(Data records)
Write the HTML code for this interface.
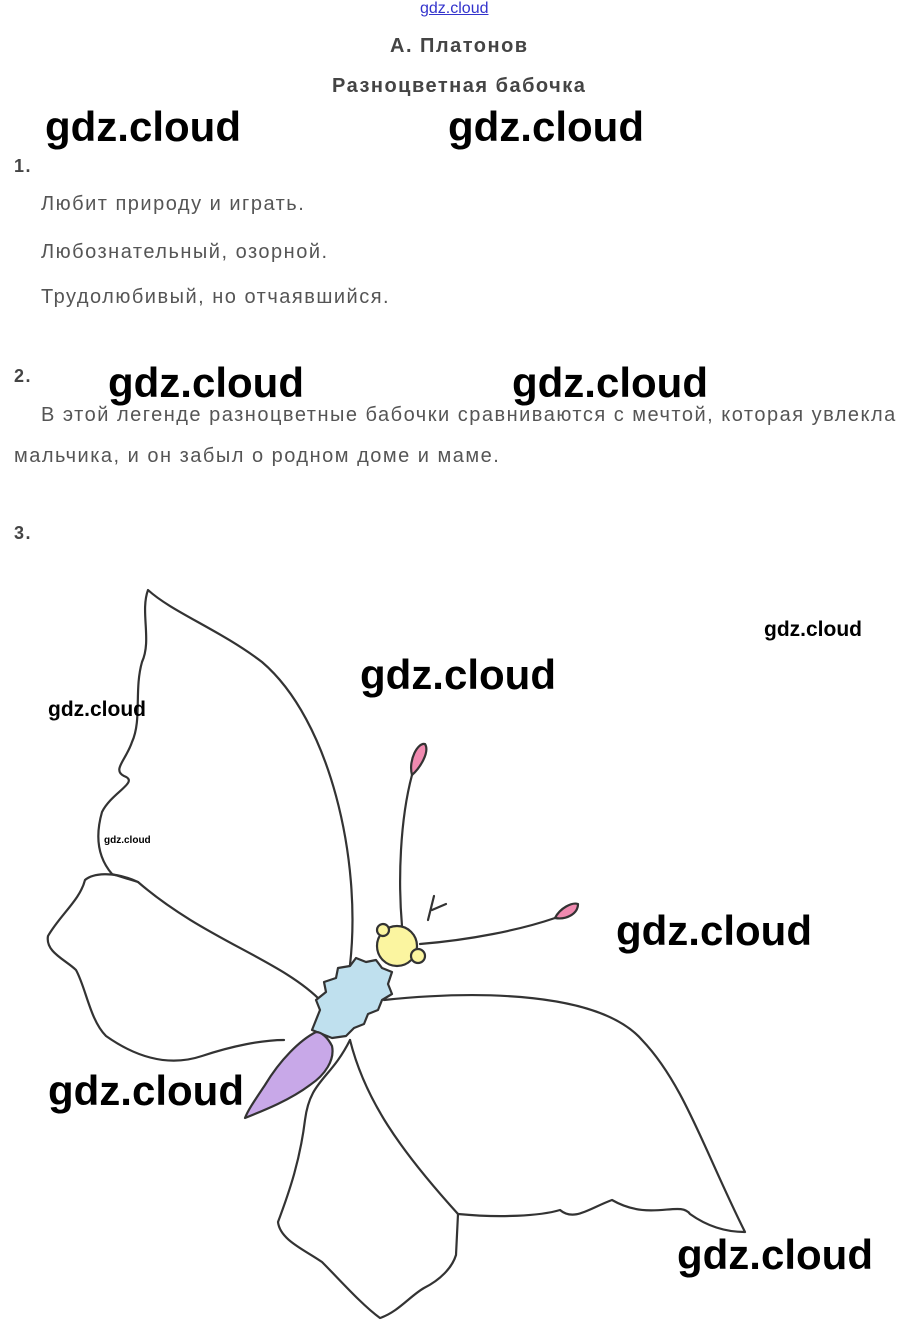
<!DOCTYPE html>
<html><head><meta charset="utf-8"><style>
html,body{margin:0;padding:0;background:#fff;}
body{width:914px;height:1333px;position:relative;overflow:hidden;font-family:"Liberation Sans",Arial,sans-serif;}
.t{position:absolute;color:#555;font-size:20px;white-space:nowrap;letter-spacing:1.5px;}
.b{font-weight:bold;color:#444;}
.w{position:absolute;font-family:"Liberation Sans",sans-serif;color:#000;white-space:nowrap;font-weight:bold;}
.big{font-size:42px;}
</style></head><body>
<div class="t" style="left:420px;top:0px;font-size:16px;color:#3333cc;text-decoration:underline;letter-spacing:0;">gdz.cloud</div>
<div class="t b" style="left:390px;top:35px;">А. Платонов</div>
<div class="t b" style="left:332px;top:75px;">Разноцветная бабочка</div>
<div class="t b" style="left:14px;top:156px;font-size:18px;">1.</div>
<div class="t" style="left:41px;top:193px;">Любит природу и играть.</div>
<div class="t" style="left:41px;top:241px;">Любознательный, озорной.</div>
<div class="t" style="left:41px;top:286px;">Трудолюбивый, но отчаявшийся.</div>
<div class="t b" style="left:14px;top:366px;font-size:18px;">2.</div>
<div class="t" style="left:41px;top:404px;">В этой легенде разноцветные бабочки сравниваются с мечтой, которая увлекла</div>
<div class="t" style="left:14px;top:445px;">мальчика, и он забыл о родном доме и маме.</div>
<div class="t b" style="left:14px;top:523px;font-size:18px;">3.</div>

<svg style="position:absolute;left:0;top:0" width="914" height="1333" fill="none" stroke="#333" stroke-width="2.2" stroke-linecap="round" stroke-linejoin="round">
<path d="M350,965 C362,860 330,720 262,662 C220,630 172,612 148,590 C140,612 152,640 142,662 C134,690 142,720 132,742 C126,760 112,770 124,776 C140,782 112,792 102,812 C94,840 100,860 112,874 L138,882 C205,940 282,960 322,1002"/>
<path d="M138,882 C112,870 92,874 85,880 C80,900 60,915 48,936 C45,952 66,960 76,970 C86,988 90,1020 106,1036 C140,1060 172,1066 202,1056 C232,1046 262,1040 284,1040"/>
<path d="M384,1000 C480,990 600,992 642,1040 C684,1084 704,1150 745,1232 C722,1232 704,1224 690,1214 C680,1200 650,1222 612,1200 C590,1208 574,1222 560,1210 C540,1216 500,1218 458,1214"/>
<path d="M350,1040 C330,1080 310,1080 305,1120 C300,1160 290,1190 278,1222 C280,1240 305,1250 322,1262 C340,1280 362,1305 380,1318 C398,1312 410,1296 424,1288 C440,1280 452,1268 456,1255 L458,1214"/>
<path d="M350,1040 C365,1100 400,1150 458,1214"/>
<path d="M312,1030 L320,1010 L316,1000 L326,992 L324,982 L336,978 L338,968 L350,966 L356,958 L366,962 L376,960 L382,968 L392,972 L388,984 L392,994 L382,1000 L378,1010 L368,1014 L364,1024 L354,1028 L346,1036 L332,1038 Z" fill="#bfe0ee"/>
<circle cx="397" cy="946" r="20" fill="#fbf5a0"/>
<circle cx="383" cy="930" r="6" fill="#fbf5a0"/>
<circle cx="418" cy="956" r="7" fill="#fbf5a0"/>
<path d="M316,1032 C300,1040 280,1060 265,1085 C255,1100 248,1110 245,1118 C265,1110 290,1100 310,1085 C325,1075 335,1060 332,1046 C328,1038 322,1032 316,1032 Z" fill="#c8a8e8"/>
<path d="M402,926 C398,880 400,820 412,775"/>
<path d="M412,775 C408,760 418,742 425,744 C430,752 420,768 412,775 Z" fill="#f08ab0"/>
<path d="M420,944 C470,940 520,930 555,918"/>
<path d="M555,918 C560,908 572,902 578,904 C578,914 566,920 555,918 Z" fill="#f08ab0"/>
<path d="M428,920 L434,896 M432,910 L446,904"/>
</svg>

<div class="w big" style="left:45px;top:103px;">gdz.cloud</div>
<div class="w big" style="left:448px;top:103px;">gdz.cloud</div>
<div class="w big" style="left:108px;top:359px;">gdz.cloud</div>
<div class="w big" style="left:512px;top:359px;">gdz.cloud</div>
<div class="w big" style="left:360px;top:651px;">gdz.cloud</div>
<div class="w big" style="left:616px;top:907px;">gdz.cloud</div>
<div class="w big" style="left:48px;top:1067px;">gdz.cloud</div>
<div class="w big" style="left:677px;top:1231px;">gdz.cloud</div>
<div class="w" style="left:764px;top:618px;font-size:21px;">gdz.cloud</div>
<div class="w" style="left:48px;top:698px;font-size:21px;">gdz.cloud</div>
<div class="w" style="left:104px;top:835px;font-size:10px;">gdz.cloud</div>
</body></html>
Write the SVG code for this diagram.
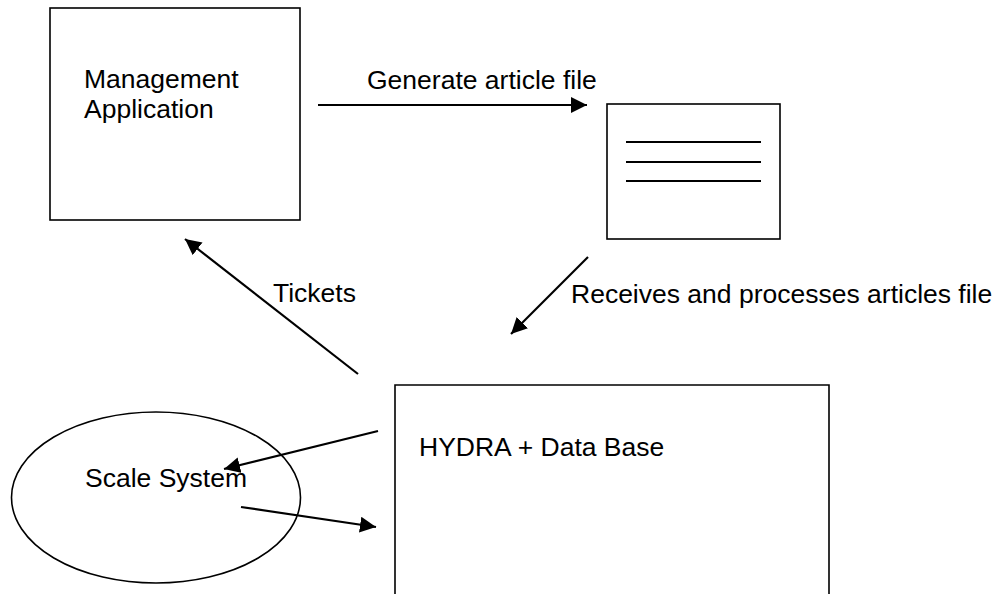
<svg xmlns="http://www.w3.org/2000/svg" width="996" height="594" viewBox="0 0 996 594">
<defs>
<marker id="ah" markerUnits="userSpaceOnUse" markerWidth="18" markerHeight="18" refX="16" refY="8" orient="auto">
<path d="M0,0 L16,8 L0,16 Z" fill="#000"/>
</marker>
<style>
.box{fill:#fff;stroke:#000;stroke-width:1.6}
.line{stroke:#000;stroke-width:2;fill:none}
.conn{stroke:#000;stroke-width:2.2;fill:none;marker-end:url(#ah)}
text{font-family:"Liberation Sans",Arial,sans-serif;font-size:26.5px;fill:#000}
</style>
</defs>
<rect width="996" height="594" fill="#fff"/>
<g id="management">
<rect class="box" x="50" y="8" width="250" height="212"/>
<text x="84" y="88">Management</text>
<text x="84" y="118">Application</text>
</g>
<g id="article-file">
<rect class="box" x="607" y="104" width="173" height="135"/>
<line class="line" x1="626" y1="142" x2="761" y2="142"/>
<line class="line" x1="626" y1="162" x2="761" y2="162"/>
<line class="line" x1="626" y1="181" x2="761" y2="181"/>
</g>
<g id="hydra">
<path class="box" d="M395,600 L395,385 L829,385 L829,600"/>
<text x="419" y="456">HYDRA + Data Base</text>
</g>
<g id="scale">
<ellipse class="box" cx="156" cy="497.5" rx="144.5" ry="85.5" style="fill:none"/>
<text x="85" y="487">Scale System</text>
</g>
<g id="connectors">
<line class="conn" x1="318" y1="105" x2="587" y2="105"/>
<text x="367" y="89">Generate article file</text>
<line class="conn" x1="588" y1="257" x2="511" y2="334"/>
<text x="571" y="303">Receives and processes articles file</text>
<line class="conn" x1="358" y1="374" x2="185" y2="239"/>
<text x="273" y="302">Tickets</text>
<line class="conn" x1="378" y1="431" x2="224" y2="469"/>
<line class="conn" x1="241" y1="507" x2="376" y2="527"/>
</g>
</svg>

What you should do: Every record gets retyped exactly; no picture goes into the copy.

Answer to this exercise:
Write the HTML code for this interface.
<!DOCTYPE html>
<html><head><meta charset="utf-8"><style>
html,body{margin:0;padding:0;background:#fff;}
body{width:914px;height:1333px;position:relative;overflow:hidden;font-family:"Liberation Sans",Arial,sans-serif;}
.t{position:absolute;color:#555;font-size:20px;white-space:nowrap;letter-spacing:1.5px;}
.b{font-weight:bold;color:#444;}
.w{position:absolute;font-family:"Liberation Sans",sans-serif;color:#000;white-space:nowrap;font-weight:bold;}
.big{font-size:42px;}
</style></head><body>
<div class="t" style="left:420px;top:0px;font-size:16px;color:#3333cc;text-decoration:underline;letter-spacing:0;">gdz.cloud</div>
<div class="t b" style="left:390px;top:35px;">А. Платонов</div>
<div class="t b" style="left:332px;top:75px;">Разноцветная бабочка</div>
<div class="t b" style="left:14px;top:156px;font-size:18px;">1.</div>
<div class="t" style="left:41px;top:193px;">Любит природу и играть.</div>
<div class="t" style="left:41px;top:241px;">Любознательный, озорной.</div>
<div class="t" style="left:41px;top:286px;">Трудолюбивый, но отчаявшийся.</div>
<div class="t b" style="left:14px;top:366px;font-size:18px;">2.</div>
<div class="t" style="left:41px;top:404px;">В этой легенде разноцветные бабочки сравниваются с мечтой, которая увлекла</div>
<div class="t" style="left:14px;top:445px;">мальчика, и он забыл о родном доме и маме.</div>
<div class="t b" style="left:14px;top:523px;font-size:18px;">3.</div>

<svg style="position:absolute;left:0;top:0" width="914" height="1333" fill="none" stroke="#333" stroke-width="2.2" stroke-linecap="round" stroke-linejoin="round">
<path d="M350,965 C362,860 330,720 262,662 C220,630 172,612 148,590 C140,612 152,640 142,662 C134,690 142,720 132,742 C126,760 112,770 124,776 C140,782 112,792 102,812 C94,840 100,860 112,874 L138,882 C205,940 282,960 322,1002"/>
<path d="M138,882 C112,870 92,874 85,880 C80,900 60,915 48,936 C45,952 66,960 76,970 C86,988 90,1020 106,1036 C140,1060 172,1066 202,1056 C232,1046 262,1040 284,1040"/>
<path d="M384,1000 C480,990 600,992 642,1040 C684,1084 704,1150 745,1232 C722,1232 704,1224 690,1214 C680,1200 650,1222 612,1200 C590,1208 574,1222 560,1210 C540,1216 500,1218 458,1214"/>
<path d="M350,1040 C330,1080 310,1080 305,1120 C300,1160 290,1190 278,1222 C280,1240 305,1250 322,1262 C340,1280 362,1305 380,1318 C398,1312 410,1296 424,1288 C440,1280 452,1268 456,1255 L458,1214"/>
<path d="M350,1040 C365,1100 400,1150 458,1214"/>
<path d="M312,1030 L320,1010 L316,1000 L326,992 L324,982 L336,978 L338,968 L350,966 L356,958 L366,962 L376,960 L382,968 L392,972 L388,984 L392,994 L382,1000 L378,1010 L368,1014 L364,1024 L354,1028 L346,1036 L332,1038 Z" fill="#bfe0ee"/>
<circle cx="397" cy="946" r="20" fill="#fbf5a0"/>
<circle cx="383" cy="930" r="6" fill="#fbf5a0"/>
<circle cx="418" cy="956" r="7" fill="#fbf5a0"/>
<path d="M316,1032 C300,1040 280,1060 265,1085 C255,1100 248,1110 245,1118 C265,1110 290,1100 310,1085 C325,1075 335,1060 332,1046 C328,1038 322,1032 316,1032 Z" fill="#c8a8e8"/>
<path d="M402,926 C398,880 400,820 412,775"/>
<path d="M412,775 C408,760 418,742 425,744 C430,752 420,768 412,775 Z" fill="#f08ab0"/>
<path d="M420,944 C470,940 520,930 555,918"/>
<path d="M555,918 C560,908 572,902 578,904 C578,914 566,920 555,918 Z" fill="#f08ab0"/>
<path d="M428,920 L434,896 M432,910 L446,904"/>
</svg>

<div class="w big" style="left:45px;top:103px;">gdz.cloud</div>
<div class="w big" style="left:448px;top:103px;">gdz.cloud</div>
<div class="w big" style="left:108px;top:359px;">gdz.cloud</div>
<div class="w big" style="left:512px;top:359px;">gdz.cloud</div>
<div class="w big" style="left:360px;top:651px;">gdz.cloud</div>
<div class="w big" style="left:616px;top:907px;">gdz.cloud</div>
<div class="w big" style="left:48px;top:1067px;">gdz.cloud</div>
<div class="w big" style="left:677px;top:1231px;">gdz.cloud</div>
<div class="w" style="left:764px;top:618px;font-size:21px;">gdz.cloud</div>
<div class="w" style="left:48px;top:698px;font-size:21px;">gdz.cloud</div>
<div class="w" style="left:104px;top:835px;font-size:10px;">gdz.cloud</div>
</body></html>
Write the SVG code for this diagram.
<svg xmlns="http://www.w3.org/2000/svg" width="996" height="594" viewBox="0 0 996 594">
<defs>
<marker id="ah" markerUnits="userSpaceOnUse" markerWidth="18" markerHeight="18" refX="16" refY="8" orient="auto">
<path d="M0,0 L16,8 L0,16 Z" fill="#000"/>
</marker>
<style>
.box{fill:#fff;stroke:#000;stroke-width:1.6}
.line{stroke:#000;stroke-width:2;fill:none}
.conn{stroke:#000;stroke-width:2.2;fill:none;marker-end:url(#ah)}
text{font-family:"Liberation Sans",Arial,sans-serif;font-size:26.5px;fill:#000}
</style>
</defs>
<rect width="996" height="594" fill="#fff"/>
<g id="management">
<rect class="box" x="50" y="8" width="250" height="212"/>
<text x="84" y="88">Management</text>
<text x="84" y="118">Application</text>
</g>
<g id="article-file">
<rect class="box" x="607" y="104" width="173" height="135"/>
<line class="line" x1="626" y1="142" x2="761" y2="142"/>
<line class="line" x1="626" y1="162" x2="761" y2="162"/>
<line class="line" x1="626" y1="181" x2="761" y2="181"/>
</g>
<g id="hydra">
<path class="box" d="M395,600 L395,385 L829,385 L829,600"/>
<text x="419" y="456">HYDRA + Data Base</text>
</g>
<g id="scale">
<ellipse class="box" cx="156" cy="497.5" rx="144.5" ry="85.5" style="fill:none"/>
<text x="85" y="487">Scale System</text>
</g>
<g id="connectors">
<line class="conn" x1="318" y1="105" x2="587" y2="105"/>
<text x="367" y="89">Generate article file</text>
<line class="conn" x1="588" y1="257" x2="511" y2="334"/>
<text x="571" y="303">Receives and processes articles file</text>
<line class="conn" x1="358" y1="374" x2="185" y2="239"/>
<text x="273" y="302">Tickets</text>
<line class="conn" x1="378" y1="431" x2="224" y2="469"/>
<line class="conn" x1="241" y1="507" x2="376" y2="527"/>
</g>
</svg>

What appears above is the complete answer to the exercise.